START Raw data
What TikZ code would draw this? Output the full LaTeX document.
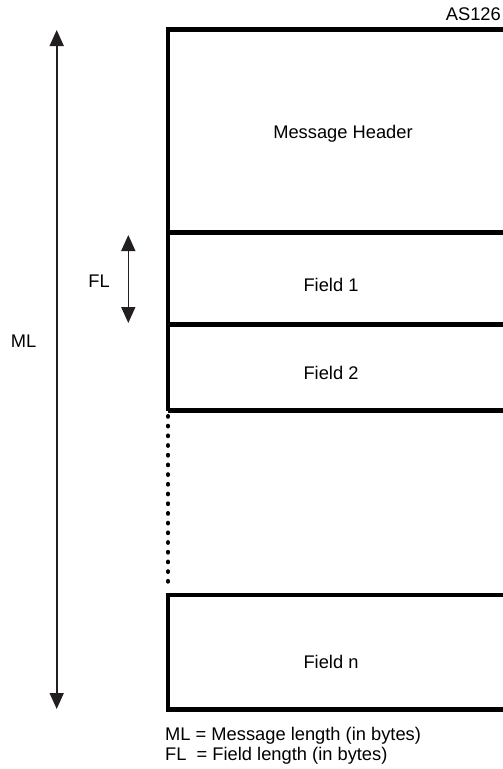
\documentclass[tikz,border=0pt]{standalone}
\usepackage{fontspec}
\setmainfont{Liberation Sans}
\usetikzlibrary{arrows.meta}
\definecolor{dimgray}{HTML}{231F20}

\begin{document}
\begin{tikzpicture}[x=1pt, y=-1pt, >={Triangle[length=16pt, width=14pt]},
  lbl/.style={font=\fontsize{18.3}{20}\selectfont, inner sep=0pt},
  rule/.style={line width=4.5pt, line join=miter},
  dim/.style={<->, line width=1.6pt, draw=dimgray}]
\useasboundingbox (0,0) rectangle (503,769);
\draw[rule] (503,29.5) -- (168,29.5) -- (168,410.5);
\draw[rule] (168,232.5) -- (503,232.5);
\draw[rule] (168,324.5) -- (503,324.5);
\draw[rule] (168,410.5) -- (503,410.5);
\draw[line width=4pt, line cap=round, dash pattern=on 0.8pt off 8.9pt] (168,416) -- (168,590);
\draw[rule] (503,595) -- (168,595) -- (168,709.5) -- (503,709.5);
\node[lbl, anchor=base east] (as) at (501,20) {AS126};
\node[lbl, anchor=base] (hdr) at (343,138) {Message Header};
\node[lbl] (f1) at (331,285) {Field 1};
\node[lbl] (f2) at (331,373) {Field 2};
\node[lbl] (fn) at (331,662) {Field n};
\node[lbl] (ml) at (23.5,341) {ML};
\node[lbl] (fl) at (99,281) {FL};
\coordinate (mltop) at (56.7,30);
\coordinate (mlbot) at (56.7,709);
\coordinate (fltop) at (128.3,235);
\coordinate (flbot) at (128.3,323);
\draw[dim] (mltop) -- (mlbot);
\draw[dim] (fltop) -- (flbot);
\node[lbl, anchor=base west] (keyml) at (165,740) {ML = Message length (in bytes)};
\node[lbl, anchor=base west] (keyfl) at (165,760) {FL\ \ = Field length (in bytes)};
\end{tikzpicture}
\end{document}
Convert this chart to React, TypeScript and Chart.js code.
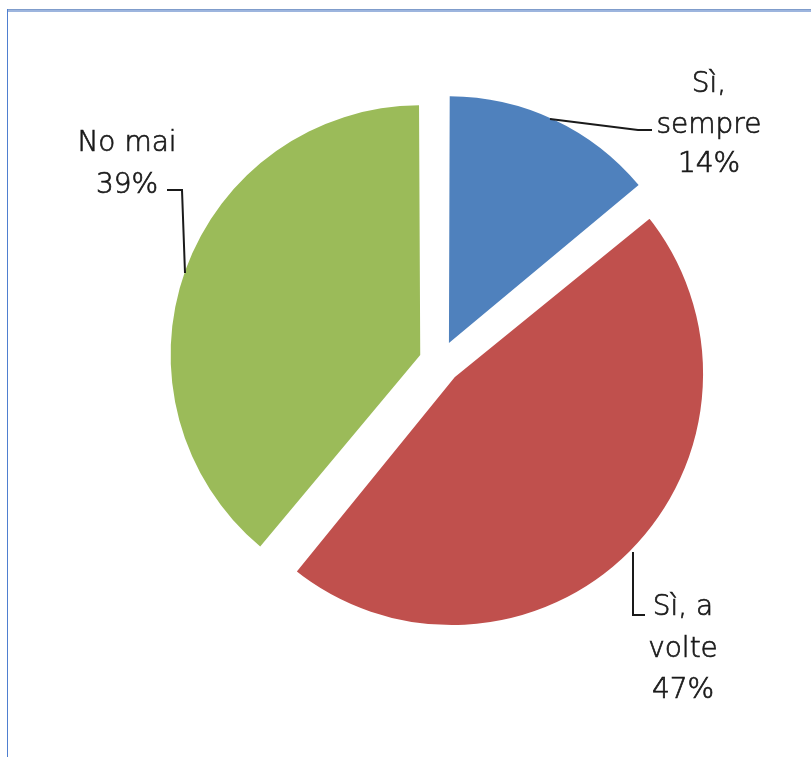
import React, { useEffect, useRef } from "react";
import { Chart, registerables } from "chart.js";

Chart.register(...registerables);

const categories = ["Sì, sempre", "Sì, a volte", "No mai"];
const categoryLines = [["Sì,", "sempre"], ["Sì, a", "volte"], ["No mai"]];
const percentages = [14, 47, 39];
const colors = ["#4F81BD", "#C0504D", "#9BBB59"];

const W = 811;
const H = 757;

export default function App() {
  const ref = useRef<HTMLCanvasElement>(null);

  useEffect(() => {
    if (!ref.current) return;

    // label layout relative to the pie centre
    const labelLayout = [
      { tx: 269, baselines: [-270, -229, -190], line: [[110, -243], [198, -232], [212, -232]] },
      { tx: 243, baselines: [253, 295, 336], line: [[193, 190], [193, 253], [205, 253]] },
      { tx: -313, baselines: [-211, -169], line: [[-273, -172], [-258, -172], [-255, -89]] },
    ];

    const framePlugin = {
      id: "frame",
      beforeDraw(chart: any) {
        const ctx = chart.ctx;
        ctx.save();
        ctx.fillStyle = "#ffffff";
        ctx.fillRect(0, 0, W, H);
        ctx.fillStyle = "#9DB5DE";
        ctx.fillRect(7, 10, W - 7, 2);
        ctx.fillStyle = "#7F9CCB";
        ctx.fillRect(7, 9, W - 7, 1);
        ctx.fillStyle = "#4F7FD0";
        ctx.fillRect(7, 9, 1, H - 9);
        ctx.restore();
      },
    };

    const labelPlugin = {
      id: "pieLabels",
      afterDatasetsDraw(chart: any) {
        const meta = chart.getDatasetMeta(0);
        const arc = meta.data[0];
        const cx = arc.x;
        const cy = arc.y;
        const ctx = chart.ctx;
        ctx.save();
        ctx.font = '300 28px "DejaVu Sans"';
        ctx.fillStyle = "#1a1a1a";
        ctx.strokeStyle = "#1a1a1a";
        ctx.textAlign = "center";
        ctx.textBaseline = "alphabetic";
        categoryLines.forEach((lines, i) => {
          const lay = labelLayout[i];
          const texts = [...lines, percentages[i] + "%"];
          ctx.lineWidth = 0.7;
          texts.forEach((t, j) => {
            ctx.fillText(t, cx + lay.tx, cy + lay.baselines[j]);
            ctx.strokeText(t, cx + lay.tx, cy + lay.baselines[j]);
          });
          ctx.lineWidth = 2;
          ctx.beginPath();
          lay.line.forEach((p, k) => {
            if (k === 0) ctx.moveTo(cx + p[0], cy + p[1]);
            else ctx.lineTo(cx + p[0], cy + p[1]);
          });
          ctx.stroke();
        });
        ctx.restore();
      },
    };

    const chart = new Chart(ref.current, {
      type: "pie",
      data: {
        labels: categories,
        datasets: [
          {
            data: percentages,
            backgroundColor: colors,
            borderColor: "#ffffff",
            borderAlign: "center",
            borderWidth: [0, 8.8, 0],
            offset: [84, 67, 84],
            hoverOffset: 0,
          },
        ],
      },
      options: {
        responsive: false,
        animation: false,
        radius: 242,
        layout: { padding: { left: 69, right: 0, top: 0, bottom: 33 } },
        plugins: {
          legend: { display: false },
          tooltip: { enabled: false },
        },
      } as any,
      plugins: [framePlugin, labelPlugin],
    } as any);

    return () => chart.destroy();
  }, []);

  return (
    <div style={{ position: "absolute", left: 0, top: 0, width: W, height: H }}>
      <canvas ref={ref} width={W} height={H} style={{ display: "block" }} />
    </div>
  );
}
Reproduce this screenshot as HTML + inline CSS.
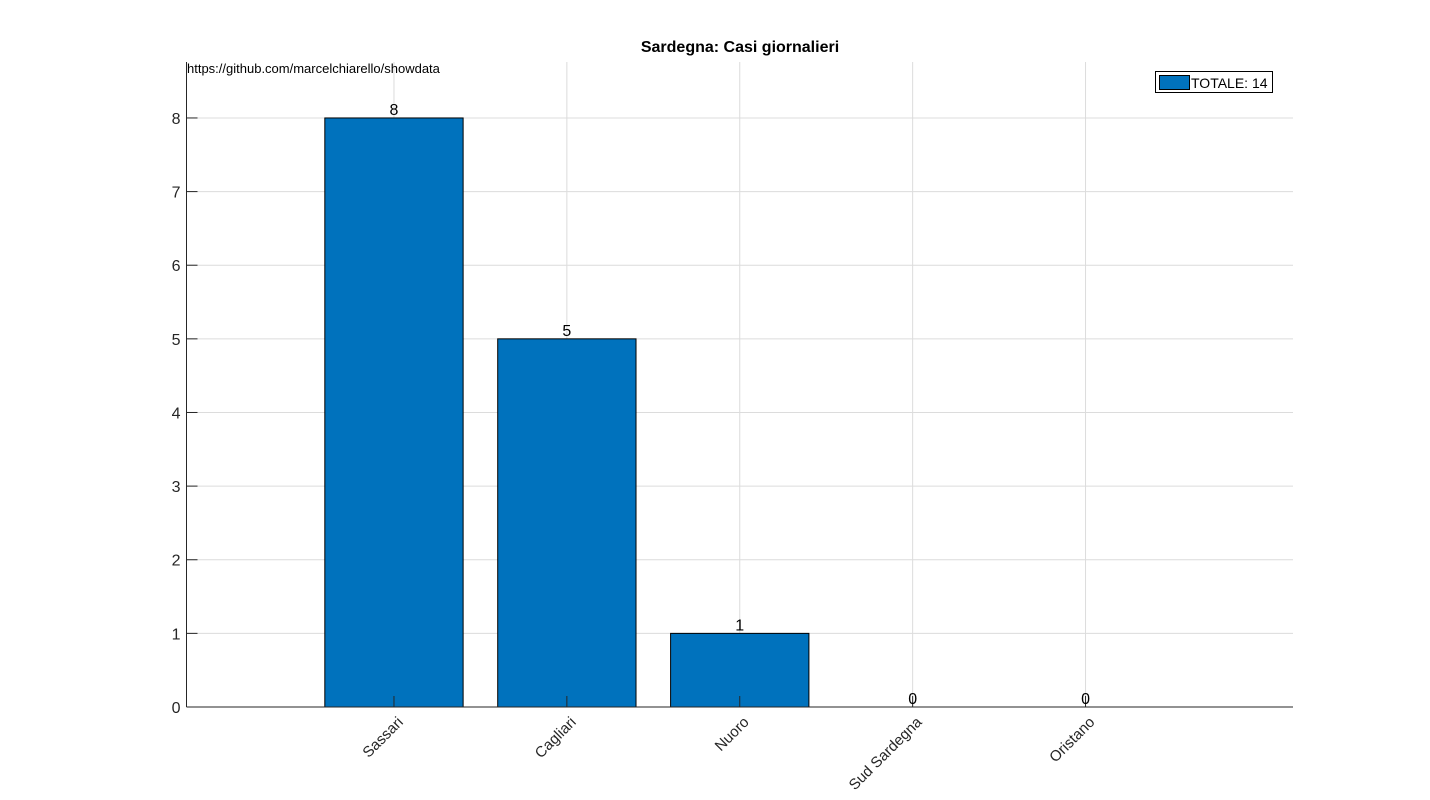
END Raw data
*What you need to do*: Print everything from the line with "Convert this chart" down to the line with "if (!ref.current) return;", both included, exactly as written and without the pictures.

*Solution to the exercise*:
Convert this chart to React, TypeScript and Chart.js code.
import React, { useEffect, useRef } from "react";
import { Chart, registerables } from "chart.js";

Chart.register(...registerables);

const categories = ["Sì, sempre", "Sì, a volte", "No mai"];
const categoryLines = [["Sì,", "sempre"], ["Sì, a", "volte"], ["No mai"]];
const percentages = [14, 47, 39];
const colors = ["#4F81BD", "#C0504D", "#9BBB59"];

const W = 811;
const H = 757;

export default function App() {
  const ref = useRef<HTMLCanvasElement>(null);

  useEffect(() => {
    if (!ref.current) return;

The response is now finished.